On les repérait au son, à trois pâtés de maisons. Ils étaient quelques centaines, sans doute, agglutinés devant le Roy Thomson Hall, espérant croquer avec leur téléphone portable le haut du crâne dégarni de Bruce Willis ou le galbe du mollet d'Emily Blunt.

Beaucoup de jeunes femmes, que l'on distinguait au concert de voix stridentes, postées derrière une longue barrière, près de la rue King, afin d'apercevoir, sortant de sa limousine, le beau Joseph Gordon-Levitt, star du thriller futuriste Looper de Rian Johnson, qui ouvrait hier le 37e Festival international du film de Toronto (TIFF).

On soupçonne que les mêmes chasseurs d'autographes se sont déplacés une heure plus tard à la première de On the Road de Walter Salles, au théâtre Ryerson, pour renouer avec Kirsten Stewart, dont c'était la première apparition publique depuis sa rupture avec son vampire de chum, Robert Pattinson.

Les chroniqueurs mondains ont remarqué qu'à son arrivée à l'aéroport Pearson, la vedette de la série Twilight portait sous son blouson de cuir un t-shirt ayant appartenu à son ex. Vous dire comme les acteurs sont ici sous la loupe de la presse «people» et des paparazzi, pour qui le TIFF, avec ses multiples soirées de gala, représente en quelque sorte un Noël du potineur.

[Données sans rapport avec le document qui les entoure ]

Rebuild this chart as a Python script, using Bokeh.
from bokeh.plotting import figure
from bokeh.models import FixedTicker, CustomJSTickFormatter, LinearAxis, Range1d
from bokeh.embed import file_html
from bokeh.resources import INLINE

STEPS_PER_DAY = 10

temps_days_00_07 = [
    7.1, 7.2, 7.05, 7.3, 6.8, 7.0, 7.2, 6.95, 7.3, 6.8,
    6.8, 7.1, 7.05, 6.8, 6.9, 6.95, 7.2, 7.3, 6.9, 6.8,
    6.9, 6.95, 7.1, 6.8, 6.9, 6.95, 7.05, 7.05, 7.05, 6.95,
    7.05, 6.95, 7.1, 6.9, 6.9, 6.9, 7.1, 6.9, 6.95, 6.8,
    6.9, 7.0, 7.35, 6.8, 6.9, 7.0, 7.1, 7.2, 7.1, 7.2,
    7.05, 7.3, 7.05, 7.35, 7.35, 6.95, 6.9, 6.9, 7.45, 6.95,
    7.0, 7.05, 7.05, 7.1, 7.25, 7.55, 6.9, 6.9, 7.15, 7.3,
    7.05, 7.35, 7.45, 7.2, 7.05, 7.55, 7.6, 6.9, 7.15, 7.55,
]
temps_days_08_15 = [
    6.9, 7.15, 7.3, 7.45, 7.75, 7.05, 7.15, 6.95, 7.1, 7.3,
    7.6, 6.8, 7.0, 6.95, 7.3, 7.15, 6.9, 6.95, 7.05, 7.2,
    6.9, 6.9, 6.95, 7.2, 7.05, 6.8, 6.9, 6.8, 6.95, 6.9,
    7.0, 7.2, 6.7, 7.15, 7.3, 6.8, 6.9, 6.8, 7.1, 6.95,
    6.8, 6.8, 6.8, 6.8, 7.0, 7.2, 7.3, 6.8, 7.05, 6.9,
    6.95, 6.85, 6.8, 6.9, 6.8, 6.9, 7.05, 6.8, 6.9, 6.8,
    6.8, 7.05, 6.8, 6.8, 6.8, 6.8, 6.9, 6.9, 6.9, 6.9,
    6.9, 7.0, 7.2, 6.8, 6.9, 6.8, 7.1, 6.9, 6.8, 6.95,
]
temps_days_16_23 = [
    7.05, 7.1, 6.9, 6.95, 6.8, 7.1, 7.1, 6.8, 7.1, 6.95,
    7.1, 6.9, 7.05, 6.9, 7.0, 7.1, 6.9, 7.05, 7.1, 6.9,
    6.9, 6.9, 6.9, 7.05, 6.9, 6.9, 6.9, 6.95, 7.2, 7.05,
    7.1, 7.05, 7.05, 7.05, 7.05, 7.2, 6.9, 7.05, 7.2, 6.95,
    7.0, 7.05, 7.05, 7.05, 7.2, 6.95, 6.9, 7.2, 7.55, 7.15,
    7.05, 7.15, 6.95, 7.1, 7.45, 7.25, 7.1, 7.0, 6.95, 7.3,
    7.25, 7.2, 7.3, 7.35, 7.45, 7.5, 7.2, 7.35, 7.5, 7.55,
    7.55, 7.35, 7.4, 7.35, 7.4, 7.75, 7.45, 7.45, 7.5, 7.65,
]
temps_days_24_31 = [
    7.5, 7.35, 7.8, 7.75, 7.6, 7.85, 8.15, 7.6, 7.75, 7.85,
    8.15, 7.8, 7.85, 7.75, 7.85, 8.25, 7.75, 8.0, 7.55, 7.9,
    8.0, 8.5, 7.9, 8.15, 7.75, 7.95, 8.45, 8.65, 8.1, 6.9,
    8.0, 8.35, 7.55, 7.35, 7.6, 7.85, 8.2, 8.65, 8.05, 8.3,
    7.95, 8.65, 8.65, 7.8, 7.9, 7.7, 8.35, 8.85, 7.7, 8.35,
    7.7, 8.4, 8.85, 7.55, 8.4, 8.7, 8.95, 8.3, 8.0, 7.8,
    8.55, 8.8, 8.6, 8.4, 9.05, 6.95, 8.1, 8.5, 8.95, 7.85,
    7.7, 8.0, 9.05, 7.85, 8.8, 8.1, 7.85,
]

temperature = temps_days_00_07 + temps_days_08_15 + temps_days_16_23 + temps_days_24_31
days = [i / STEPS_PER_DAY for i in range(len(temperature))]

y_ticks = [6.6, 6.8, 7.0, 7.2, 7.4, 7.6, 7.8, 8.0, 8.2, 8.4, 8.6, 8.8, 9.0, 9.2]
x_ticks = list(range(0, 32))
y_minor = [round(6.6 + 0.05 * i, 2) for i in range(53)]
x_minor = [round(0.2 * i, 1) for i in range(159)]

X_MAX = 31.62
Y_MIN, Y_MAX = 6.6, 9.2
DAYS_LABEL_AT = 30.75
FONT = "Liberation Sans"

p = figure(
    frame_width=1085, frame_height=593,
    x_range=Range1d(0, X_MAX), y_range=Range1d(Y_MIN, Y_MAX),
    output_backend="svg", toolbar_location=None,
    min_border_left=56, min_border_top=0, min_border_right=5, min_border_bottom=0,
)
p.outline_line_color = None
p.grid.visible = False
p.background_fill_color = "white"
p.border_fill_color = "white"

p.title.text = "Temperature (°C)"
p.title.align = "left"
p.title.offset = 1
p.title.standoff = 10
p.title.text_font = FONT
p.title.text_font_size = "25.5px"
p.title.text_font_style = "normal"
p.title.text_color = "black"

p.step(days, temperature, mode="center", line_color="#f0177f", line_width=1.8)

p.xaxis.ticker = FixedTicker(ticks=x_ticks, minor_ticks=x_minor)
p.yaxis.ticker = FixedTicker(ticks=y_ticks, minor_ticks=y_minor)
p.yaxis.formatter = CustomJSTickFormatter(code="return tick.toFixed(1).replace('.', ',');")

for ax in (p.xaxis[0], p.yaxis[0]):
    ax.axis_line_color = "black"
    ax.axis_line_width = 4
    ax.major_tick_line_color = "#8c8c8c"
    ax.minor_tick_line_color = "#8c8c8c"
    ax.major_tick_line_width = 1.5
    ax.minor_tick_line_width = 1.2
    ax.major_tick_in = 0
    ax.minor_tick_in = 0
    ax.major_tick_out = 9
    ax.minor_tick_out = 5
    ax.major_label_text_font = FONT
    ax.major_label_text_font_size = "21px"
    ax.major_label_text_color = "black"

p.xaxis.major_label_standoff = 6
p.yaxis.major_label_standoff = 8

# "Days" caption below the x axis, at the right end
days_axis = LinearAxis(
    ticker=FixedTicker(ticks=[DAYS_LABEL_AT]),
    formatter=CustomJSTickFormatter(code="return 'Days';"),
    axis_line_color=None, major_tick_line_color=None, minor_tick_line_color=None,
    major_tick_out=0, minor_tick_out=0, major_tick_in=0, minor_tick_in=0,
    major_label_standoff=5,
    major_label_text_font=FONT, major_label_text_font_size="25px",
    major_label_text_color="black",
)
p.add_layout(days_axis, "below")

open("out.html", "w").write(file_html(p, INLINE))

Il n'y en a pas que pour les badauds, à Toronto. Heureusement. Les cinéphiles trouvent amplement leur compte dans ce menu gargantuesque. On se demande même comment on survivra au premier week-end sans faire d'indigestion.

Looper, donc, comme amuse-bouche. Un film d'anticipation divertissant, mené avec doigté et ne manquant pas de style, qui n'échappe pas pourtant aux conventions du nouveau cinéma de genre hollywoodien.

En 2044, au Kansas, la machine à voyager dans le temps n'a pas encore été inventée et les citoyens se promènent toujours en Dodge Ram 2008. Mais 30 ans plus tard, comme nous le répète plusieurs fois le narrateur, la technologie a été mise au point, et aussitôt interdite.

Joe (Joseph Gordon-Levitt) est un «looper». Un mercenaire à la solde d'un patron de la pègre venu du futur (Jeff Daniels), chargé d'éliminer des brigands transportés de 2074 à 2044. À 11 h 30 précises, dans un champ de blé, Joe attend sa victime et l'abat dès son «apparition». Jusqu'au jour où il se rend compte que sa victime potentielle est nulle autre que lui-même, avec 30 ans d'expérience en prime (Bruce Willis).

On vous épargne les détails, mais s'ensuit une chasse à l'homme qui conduit Joe vers la jolie Emily Blunt dans une maison de campagne où elle veille sur un enfant bien particulier. Il y a de l'action et des effets spéciaux à profusion, du sang itou, et tout ce beau monde semble se prendre très au sérieux.

On est loin du registre attendrissant de Back to the Future ou de l'humour des Rescapés. Même si je n'ai pu m'empêcher de sourire en voyant Bruce Willis, tout droit échappé de 12 Monkeys de Terry Gilliam, trucider tout le monde et son cousin à coup de salves de mitraillette. Une caricature de caricature.

Si Looper avait pris l'affiche il y a 10 ans, on aurait célébré son inventivité. Mais depuis The Matrix, dans le genre, il y a eu bien des ersatz ainsi que des réussites, comme Inception. On est loin du compte en ce qui me concerne.

Argo aux Oscars?

Je ne prédirai pas, comme certains l'ont fait, que Ben Affleck se retrouvera parmi les finalistes à l'Oscar du meilleur réalisateur pour Argo, dont il est aussi la vedette. Il reste que ce thriller politique très attendu, qui traite d'un épisode méconnu de la prise d'otages de l'ambassade américaine de Téhéran en 1979, est bourré de qualités.

Réalisé efficacement, scénarisé avec un bon dosage de drame et d'humour - notamment aux frais de l'industrie du cinéma hollywoodien -, Argo raconte la tentative de sauvetage de six otages qui se sont échappés de l'ambassade des États-Unis avant de trouver refuge chez l'ambassadeur du Canada à Téhéran. Ils ont tenté de quitter l'Iran en se faisant passer pour une équipe de tournage canadienne.

Le récit, bien mené, tient en haleine pendant une bonne heure, mais s'essouffle en fin de parcours, en épousant avec un peu trop d'insistance les codes du thriller. Il ne se retrouvera peut-être pas à la prochaine soirée des Oscars, mais le troisième long métrage de Ben Affleck vaut certainement le détour.